▶ _WRITTEN INSTRUCTION_
Extract each line of the material that follows exactly and omit its pictures.

▶ _RECORDED INFORMATION_
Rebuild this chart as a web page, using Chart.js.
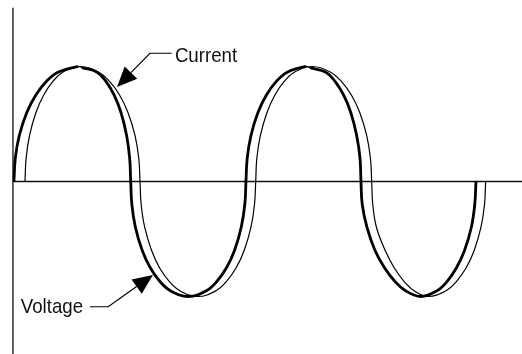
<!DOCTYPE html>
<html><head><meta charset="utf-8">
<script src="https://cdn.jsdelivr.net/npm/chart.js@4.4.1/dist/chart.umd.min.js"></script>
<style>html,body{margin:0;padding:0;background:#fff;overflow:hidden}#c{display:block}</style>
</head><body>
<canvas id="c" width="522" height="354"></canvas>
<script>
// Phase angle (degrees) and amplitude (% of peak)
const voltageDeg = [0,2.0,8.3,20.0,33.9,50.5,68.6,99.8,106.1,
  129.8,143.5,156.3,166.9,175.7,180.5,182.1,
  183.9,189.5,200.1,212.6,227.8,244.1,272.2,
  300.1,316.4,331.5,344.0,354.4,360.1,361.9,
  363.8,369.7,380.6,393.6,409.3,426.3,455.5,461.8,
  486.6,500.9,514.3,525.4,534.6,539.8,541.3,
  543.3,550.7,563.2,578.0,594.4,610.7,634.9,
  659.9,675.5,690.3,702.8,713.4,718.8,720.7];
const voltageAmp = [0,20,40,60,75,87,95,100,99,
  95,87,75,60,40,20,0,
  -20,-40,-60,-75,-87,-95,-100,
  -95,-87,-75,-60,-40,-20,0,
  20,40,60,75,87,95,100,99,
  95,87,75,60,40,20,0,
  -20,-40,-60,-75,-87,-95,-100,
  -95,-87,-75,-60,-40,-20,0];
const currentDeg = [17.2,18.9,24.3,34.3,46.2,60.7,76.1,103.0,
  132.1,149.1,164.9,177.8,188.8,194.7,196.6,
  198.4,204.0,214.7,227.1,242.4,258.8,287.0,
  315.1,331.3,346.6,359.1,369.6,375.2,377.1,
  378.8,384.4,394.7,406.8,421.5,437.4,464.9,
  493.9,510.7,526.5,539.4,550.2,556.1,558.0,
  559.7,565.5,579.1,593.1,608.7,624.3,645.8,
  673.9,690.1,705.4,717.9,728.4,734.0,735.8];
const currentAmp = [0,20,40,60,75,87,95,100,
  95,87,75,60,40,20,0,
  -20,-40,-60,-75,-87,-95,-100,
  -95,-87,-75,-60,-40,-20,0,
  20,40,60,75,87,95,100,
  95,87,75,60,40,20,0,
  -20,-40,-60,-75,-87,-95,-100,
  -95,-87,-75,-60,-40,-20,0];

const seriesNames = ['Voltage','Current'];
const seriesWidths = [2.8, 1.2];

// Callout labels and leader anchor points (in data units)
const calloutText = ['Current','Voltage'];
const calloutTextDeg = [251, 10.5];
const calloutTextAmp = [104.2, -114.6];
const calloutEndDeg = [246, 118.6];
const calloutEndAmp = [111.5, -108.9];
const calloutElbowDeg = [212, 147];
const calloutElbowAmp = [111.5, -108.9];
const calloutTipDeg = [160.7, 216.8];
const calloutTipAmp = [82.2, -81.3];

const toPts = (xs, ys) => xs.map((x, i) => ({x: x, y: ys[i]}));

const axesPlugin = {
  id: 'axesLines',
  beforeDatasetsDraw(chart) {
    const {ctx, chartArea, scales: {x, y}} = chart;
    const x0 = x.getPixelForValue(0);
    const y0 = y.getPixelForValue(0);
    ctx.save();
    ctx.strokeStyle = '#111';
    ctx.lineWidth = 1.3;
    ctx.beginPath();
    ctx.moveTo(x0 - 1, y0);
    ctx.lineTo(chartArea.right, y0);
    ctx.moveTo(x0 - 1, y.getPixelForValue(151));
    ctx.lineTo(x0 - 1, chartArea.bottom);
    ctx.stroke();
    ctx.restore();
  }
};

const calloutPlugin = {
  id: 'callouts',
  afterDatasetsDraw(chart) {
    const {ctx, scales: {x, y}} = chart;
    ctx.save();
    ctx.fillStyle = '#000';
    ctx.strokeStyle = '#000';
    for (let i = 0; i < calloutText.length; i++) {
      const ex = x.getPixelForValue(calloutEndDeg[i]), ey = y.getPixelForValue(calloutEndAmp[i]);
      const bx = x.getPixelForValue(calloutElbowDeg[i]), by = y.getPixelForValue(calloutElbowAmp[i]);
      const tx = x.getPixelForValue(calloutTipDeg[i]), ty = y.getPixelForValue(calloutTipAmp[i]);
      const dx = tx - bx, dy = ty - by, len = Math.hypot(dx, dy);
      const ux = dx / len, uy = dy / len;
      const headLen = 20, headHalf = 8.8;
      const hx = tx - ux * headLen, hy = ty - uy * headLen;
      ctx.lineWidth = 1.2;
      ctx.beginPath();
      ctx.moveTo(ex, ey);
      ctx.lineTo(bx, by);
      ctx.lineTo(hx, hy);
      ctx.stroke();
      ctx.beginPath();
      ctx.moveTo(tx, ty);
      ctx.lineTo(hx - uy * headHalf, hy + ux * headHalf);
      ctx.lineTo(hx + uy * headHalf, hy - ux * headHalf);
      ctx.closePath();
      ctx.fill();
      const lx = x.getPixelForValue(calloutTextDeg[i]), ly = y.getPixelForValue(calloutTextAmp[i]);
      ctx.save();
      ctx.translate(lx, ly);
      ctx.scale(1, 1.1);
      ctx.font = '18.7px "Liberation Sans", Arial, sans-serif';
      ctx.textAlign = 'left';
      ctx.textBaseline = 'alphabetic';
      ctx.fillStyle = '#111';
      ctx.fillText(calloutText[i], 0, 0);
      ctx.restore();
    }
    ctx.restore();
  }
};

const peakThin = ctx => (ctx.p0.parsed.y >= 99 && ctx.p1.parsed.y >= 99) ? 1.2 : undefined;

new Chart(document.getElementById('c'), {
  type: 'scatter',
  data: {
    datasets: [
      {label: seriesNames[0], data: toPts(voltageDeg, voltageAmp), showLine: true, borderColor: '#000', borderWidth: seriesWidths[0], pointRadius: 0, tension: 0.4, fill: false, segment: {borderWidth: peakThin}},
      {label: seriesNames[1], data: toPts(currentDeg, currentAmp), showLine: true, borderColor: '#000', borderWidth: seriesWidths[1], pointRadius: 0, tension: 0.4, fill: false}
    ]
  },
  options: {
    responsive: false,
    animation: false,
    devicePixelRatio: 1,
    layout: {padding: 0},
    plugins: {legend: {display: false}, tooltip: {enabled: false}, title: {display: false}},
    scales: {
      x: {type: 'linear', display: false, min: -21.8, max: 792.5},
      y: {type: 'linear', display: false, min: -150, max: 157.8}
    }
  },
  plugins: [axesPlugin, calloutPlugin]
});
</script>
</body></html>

▶ _ANSWER_
Rebuild this chart as a web page, using Chart.js.
<!DOCTYPE html>
<html><head><meta charset="utf-8">
<script src="https://cdn.jsdelivr.net/npm/chart.js@4.4.1/dist/chart.umd.min.js"></script>
<style>html,body{margin:0;padding:0;background:#fff;overflow:hidden}#c{display:block}</style>
</head><body>
<canvas id="c" width="522" height="354"></canvas>
<script>
// Phase angle (degrees) and amplitude (% of peak)
const voltageDeg = [0,2.0,8.3,20.0,33.9,50.5,68.6,99.8,106.1,
  129.8,143.5,156.3,166.9,175.7,180.5,182.1,
  183.9,189.5,200.1,212.6,227.8,244.1,272.2,
  300.1,316.4,331.5,344.0,354.4,360.1,361.9,
  363.8,369.7,380.6,393.6,409.3,426.3,455.5,461.8,
  486.6,500.9,514.3,525.4,534.6,539.8,541.3,
  543.3,550.7,563.2,578.0,594.4,610.7,634.9,
  659.9,675.5,690.3,702.8,713.4,718.8,720.7];
const voltageAmp = [0,20,40,60,75,87,95,100,99,
  95,87,75,60,40,20,0,
  -20,-40,-60,-75,-87,-95,-100,
  -95,-87,-75,-60,-40,-20,0,
  20,40,60,75,87,95,100,99,
  95,87,75,60,40,20,0,
  -20,-40,-60,-75,-87,-95,-100,
  -95,-87,-75,-60,-40,-20,0];
const currentDeg = [17.2,18.9,24.3,34.3,46.2,60.7,76.1,103.0,
  132.1,149.1,164.9,177.8,188.8,194.7,196.6,
  198.4,204.0,214.7,227.1,242.4,258.8,287.0,
  315.1,331.3,346.6,359.1,369.6,375.2,377.1,
  378.8,384.4,394.7,406.8,421.5,437.4,464.9,
  493.9,510.7,526.5,539.4,550.2,556.1,558.0,
  559.7,565.5,579.1,593.1,608.7,624.3,645.8,
  673.9,690.1,705.4,717.9,728.4,734.0,735.8];
const currentAmp = [0,20,40,60,75,87,95,100,
  95,87,75,60,40,20,0,
  -20,-40,-60,-75,-87,-95,-100,
  -95,-87,-75,-60,-40,-20,0,
  20,40,60,75,87,95,100,
  95,87,75,60,40,20,0,
  -20,-40,-60,-75,-87,-95,-100,
  -95,-87,-75,-60,-40,-20,0];

const seriesNames = ['Voltage','Current'];
const seriesWidths = [2.8, 1.2];

// Callout labels and leader anchor points (in data units)
const calloutText = ['Current','Voltage'];
const calloutTextDeg = [251, 10.5];
const calloutTextAmp = [104.2, -114.6];
const calloutEndDeg = [246, 118.6];
const calloutEndAmp = [111.5, -108.9];
const calloutElbowDeg = [212, 147];
const calloutElbowAmp = [111.5, -108.9];
const calloutTipDeg = [160.7, 216.8];
const calloutTipAmp = [82.2, -81.3];

const toPts = (xs, ys) => xs.map((x, i) => ({x: x, y: ys[i]}));

const axesPlugin = {
  id: 'axesLines',
  beforeDatasetsDraw(chart) {
    const {ctx, chartArea, scales: {x, y}} = chart;
    const x0 = x.getPixelForValue(0);
    const y0 = y.getPixelForValue(0);
    ctx.save();
    ctx.strokeStyle = '#111';
    ctx.lineWidth = 1.3;
    ctx.beginPath();
    ctx.moveTo(x0 - 1, y0);
    ctx.lineTo(chartArea.right, y0);
    ctx.moveTo(x0 - 1, y.getPixelForValue(151));
    ctx.lineTo(x0 - 1, chartArea.bottom);
    ctx.stroke();
    ctx.restore();
  }
};

const calloutPlugin = {
  id: 'callouts',
  afterDatasetsDraw(chart) {
    const {ctx, scales: {x, y}} = chart;
    ctx.save();
    ctx.fillStyle = '#000';
    ctx.strokeStyle = '#000';
    for (let i = 0; i < calloutText.length; i++) {
      const ex = x.getPixelForValue(calloutEndDeg[i]), ey = y.getPixelForValue(calloutEndAmp[i]);
      const bx = x.getPixelForValue(calloutElbowDeg[i]), by = y.getPixelForValue(calloutElbowAmp[i]);
      const tx = x.getPixelForValue(calloutTipDeg[i]), ty = y.getPixelForValue(calloutTipAmp[i]);
      const dx = tx - bx, dy = ty - by, len = Math.hypot(dx, dy);
      const ux = dx / len, uy = dy / len;
      const headLen = 20, headHalf = 8.8;
      const hx = tx - ux * headLen, hy = ty - uy * headLen;
      ctx.lineWidth = 1.2;
      ctx.beginPath();
      ctx.moveTo(ex, ey);
      ctx.lineTo(bx, by);
      ctx.lineTo(hx, hy);
      ctx.stroke();
      ctx.beginPath();
      ctx.moveTo(tx, ty);
      ctx.lineTo(hx - uy * headHalf, hy + ux * headHalf);
      ctx.lineTo(hx + uy * headHalf, hy - ux * headHalf);
      ctx.closePath();
      ctx.fill();
      const lx = x.getPixelForValue(calloutTextDeg[i]), ly = y.getPixelForValue(calloutTextAmp[i]);
      ctx.save();
      ctx.translate(lx, ly);
      ctx.scale(1, 1.1);
      ctx.font = '18.7px "Liberation Sans", Arial, sans-serif';
      ctx.textAlign = 'left';
      ctx.textBaseline = 'alphabetic';
      ctx.fillStyle = '#111';
      ctx.fillText(calloutText[i], 0, 0);
      ctx.restore();
    }
    ctx.restore();
  }
};

const peakThin = ctx => (ctx.p0.parsed.y >= 99 && ctx.p1.parsed.y >= 99) ? 1.2 : undefined;

new Chart(document.getElementById('c'), {
  type: 'scatter',
  data: {
    datasets: [
      {label: seriesNames[0], data: toPts(voltageDeg, voltageAmp), showLine: true, borderColor: '#000', borderWidth: seriesWidths[0], pointRadius: 0, tension: 0.4, fill: false, segment: {borderWidth: peakThin}},
      {label: seriesNames[1], data: toPts(currentDeg, currentAmp), showLine: true, borderColor: '#000', borderWidth: seriesWidths[1], pointRadius: 0, tension: 0.4, fill: false}
    ]
  },
  options: {
    responsive: false,
    animation: false,
    devicePixelRatio: 1,
    layout: {padding: 0},
    plugins: {legend: {display: false}, tooltip: {enabled: false}, title: {display: false}},
    scales: {
      x: {type: 'linear', display: false, min: -21.8, max: 792.5},
      y: {type: 'linear', display: false, min: -150, max: 157.8}
    }
  },
  plugins: [axesPlugin, calloutPlugin]
});
</script>
</body></html>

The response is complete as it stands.